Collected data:
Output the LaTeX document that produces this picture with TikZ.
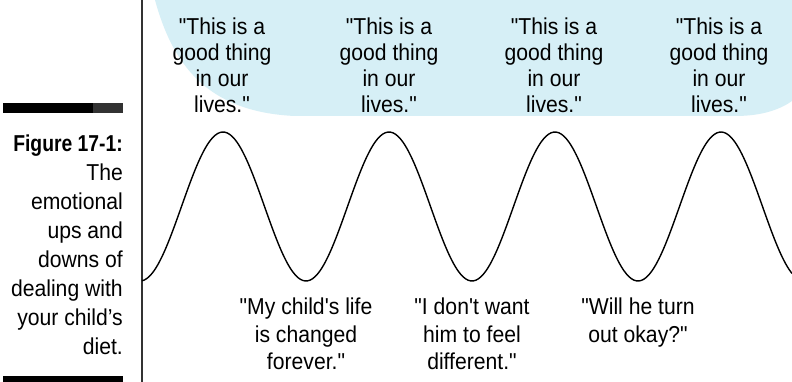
\documentclass[tikz,border=0pt]{standalone}
\usepackage{fontspec}
\newfontfamily\qfont{Liberation Sans}[FakeStretch=0.92]
\newfontfamily\qbold{Liberation Sans}[FakeStretch=0.84]
\definecolor{skyfill}{RGB}{214,239,246}
\definecolor{rulegray}{RGB}{50,50,50}
\tikzset{
  quote/.style={anchor=north, inner sep=0pt, align=center, text=black,
    font=\qfont\fontsize{23}{26}\selectfont},
  lowquote/.style={quote, font=\qfont\fontsize{23}{27.5}\selectfont},
  captext/.style={anchor=north east, inner sep=0pt, align=right,
    font=\qfont\fontsize{23}{29}\selectfont},
  wave/.style={line width=1.4pt, black, line join=round}
}
\begin{document}
\begin{tikzpicture}[x=1pt,y=-1pt]
\useasboundingbox (0,0) rectangle (792,382);
\fill[white] (0,0) rectangle (792,382);
% light blue area
\fill[skyfill] (155,0) .. controls (172,62) and (205,112) .. (295,116)
  -- (735,116) .. controls (765,116) and (782,108) .. (792,101)
  -- (792,0) -- cycle;
% vertical rule
\draw[rulegray, line width=1.2pt] (142,0) -- (142,382);
% bars
\fill[black] (3,103) rectangle (93,113);
\fill[rulegray] (93,103) rectangle (123,113);
\fill[black] (3,376) rectangle (123,382);
% caption
\node[captext] (cap) at (123,135) {{\qbold\bfseries Figure 17-1:}\\The\\emotional\\ups and\\downs of\\dealing with\\your child’s\\diet.};
% wave
\draw[wave] plot[domain=142:792, samples=260, smooth] (\x,{206.5-74.5*cos(2.168675*(\x-223))});
% top quotes
\node[quote] (q1) at (222,18) {"This is a\\good thing\\in our\\lives."};
\node[quote] (q2) at (389,18) {"This is a\\good thing\\in our\\lives."};
\node[quote] (q3) at (554,18) {"This is a\\good thing\\in our\\lives."};
\node[quote] (q4) at (719,18) {"This is a\\good thing\\in our\\lives."};
% bottom quotes
\node[lowquote] (b1) at (306,298) {"My child's life\\is changed\\forever."};
\node[lowquote] (b2) at (472,298) {"I don't want\\him to feel\\different."};
\node[lowquote] (b3) at (638,298) {"Will he turn\\out okay?"};
\end{tikzpicture}
\end{document}
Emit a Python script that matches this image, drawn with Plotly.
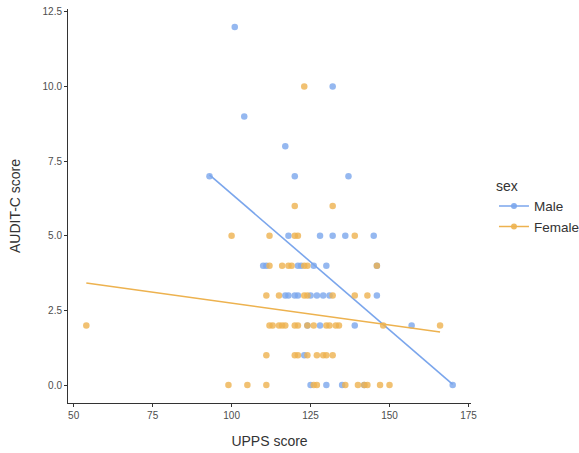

Exercise details: Transcribe the listing above verbatim. Omit the pictures.

The output:
Output the LaTeX document that produces this picture with TikZ.
\documentclass[tikz,border=0pt]{standalone}
\usepackage{fontspec}
\newfontfamily\qfont{Liberation Sans}[FakeStretch=0.92]
\newfontfamily\qbold{Liberation Sans}[FakeStretch=0.84]
\definecolor{skyfill}{RGB}{214,239,246}
\definecolor{rulegray}{RGB}{50,50,50}
\tikzset{
  quote/.style={anchor=north, inner sep=0pt, align=center, text=black,
    font=\qfont\fontsize{23}{26}\selectfont},
  lowquote/.style={quote, font=\qfont\fontsize{23}{27.5}\selectfont},
  captext/.style={anchor=north east, inner sep=0pt, align=right,
    font=\qfont\fontsize{23}{29}\selectfont},
  wave/.style={line width=1.4pt, black, line join=round}
}
\begin{document}
\begin{tikzpicture}[x=1pt,y=-1pt]
\useasboundingbox (0,0) rectangle (792,382);
\fill[white] (0,0) rectangle (792,382);
% light blue area
\fill[skyfill] (155,0) .. controls (172,62) and (205,112) .. (295,116)
  -- (735,116) .. controls (765,116) and (782,108) .. (792,101)
  -- (792,0) -- cycle;
% vertical rule
\draw[rulegray, line width=1.2pt] (142,0) -- (142,382);
% bars
\fill[black] (3,103) rectangle (93,113);
\fill[rulegray] (93,103) rectangle (123,113);
\fill[black] (3,376) rectangle (123,382);
% caption
\node[captext] (cap) at (123,135) {{\qbold\bfseries Figure 17-1:}\\The\\emotional\\ups and\\downs of\\dealing with\\your child’s\\diet.};
% wave
\draw[wave] plot[domain=142:792, samples=260, smooth] (\x,{206.5-74.5*cos(2.168675*(\x-223))});
% top quotes
\node[quote] (q1) at (222,18) {"This is a\\good thing\\in our\\lives."};
\node[quote] (q2) at (389,18) {"This is a\\good thing\\in our\\lives."};
\node[quote] (q3) at (554,18) {"This is a\\good thing\\in our\\lives."};
\node[quote] (q4) at (719,18) {"This is a\\good thing\\in our\\lives."};
% bottom quotes
\node[lowquote] (b1) at (306,298) {"My child's life\\is changed\\forever."};
\node[lowquote] (b2) at (472,298) {"I don't want\\him to feel\\different."};
\node[lowquote] (b3) at (638,298) {"Will he turn\\out okay?"};
\end{tikzpicture}
\end{document}
Emit a Python script that matches this image, drawn with Plotly.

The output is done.